Cause for Concern
Perhaps you’ve seen the reports—or the incredulous editorials—addressing what little time doctors spend with their patients. Though they serve as the foremost authorities on our health, doctors spend mere minutes with us each year (often less time than we spend filling out paperwork or decoding benefit plans). One study found the median length of visits to be 15.7 minutes, with median patient talk time at 5.3 minutes and doctor talk time at 5.2 minutes.
In these brief encounters, what subjects could possibly be covered in any detail? Considering the many important threads that make up an individual’s health and wellness and inevitable questions about oddly persistent rashes and dull aches between the shoulders … how much is left unsaid?
In a recent survey of 3,000 Americans, we investigated the following question: Do doctors adequately address with their patients the leading causes of death in America?
We divided our analysis into two respondent groups, ages 15-44 and 45-64, and focused on the most preventable causes of death.
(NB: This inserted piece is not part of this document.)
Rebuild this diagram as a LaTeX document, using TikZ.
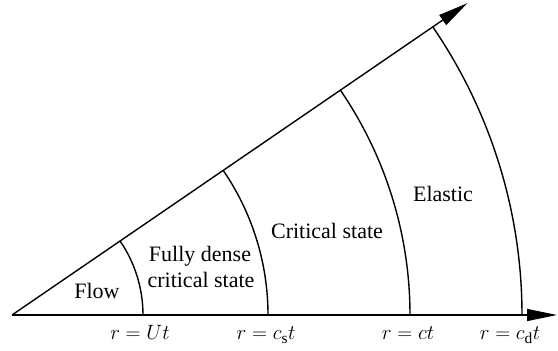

Whereas ovarian cancer in a 74-year-old woman is difficult to prevent, premature deaths by drug overdose and traffic accidents are less so.
We asked patients to consider carefully which subjects their doctors have raised in conversation with them and to what degree.
The graphic below connects the top ten causes of death in America for people ages 15-44 with the results of our study, which indicates what percentage of patients have had any discussion with their doctor about a given subject.
The opioid crisis has been a national epidemic for several years now. As Dave Chase argues in his new book, The Opioid Crisis Wake-Up Call, the causes of this crisis are complex. Yet certainly the fact that fewer than 1 in 10 Americans report that their doctors have raised the subject with them represents a significant failure of the healthcare system to address it.
And what about traffic accidents? Doctors aren’t expected to be babysitters, but what else is the act of wearing a seatbelt if not a preventative health measure? And why aren’t doctors raising the issue of distracted driving, just as they surely raised the issue of cigarette smoking in decades past when the dangers of tobacco first became clear?
Yet perhaps none of the data casts these tragically rushed visits in a harsher light than the lack of memorable, explicit discussion around subjects like diet, exercise, and stress. When even the most basic fundamentals are glossed over, what’s left?
In the second half of our analysis focused on ages 45-64, we saw the same evidence of neglected fundamentals. Look no further than this: in a group where coronary heart disease is the most common cause of death and people are often in the thick of “midlife crises,” demanding careers, and intense family demands, the subject of “stress” gets raised in less than half of doctor-patient relationships.
The bottom line is that doctors across America are routinely failing to engage their patients in dialogue around issues that have the greatest impact on their patients’ health. The reason for this is as obvious as it is distressing: primary care doctors in fee-for-service medicine simply have too little time to spend with patients. They have too little time to even raise these subjects, much less spend the time and attention it takes to have an impact on their patients’ behavior in a meaningful way. If America wants to change its health as a society, it needs to find a way for its primary care physicians to spend more time with their patients. It needs to embrace direct primary care.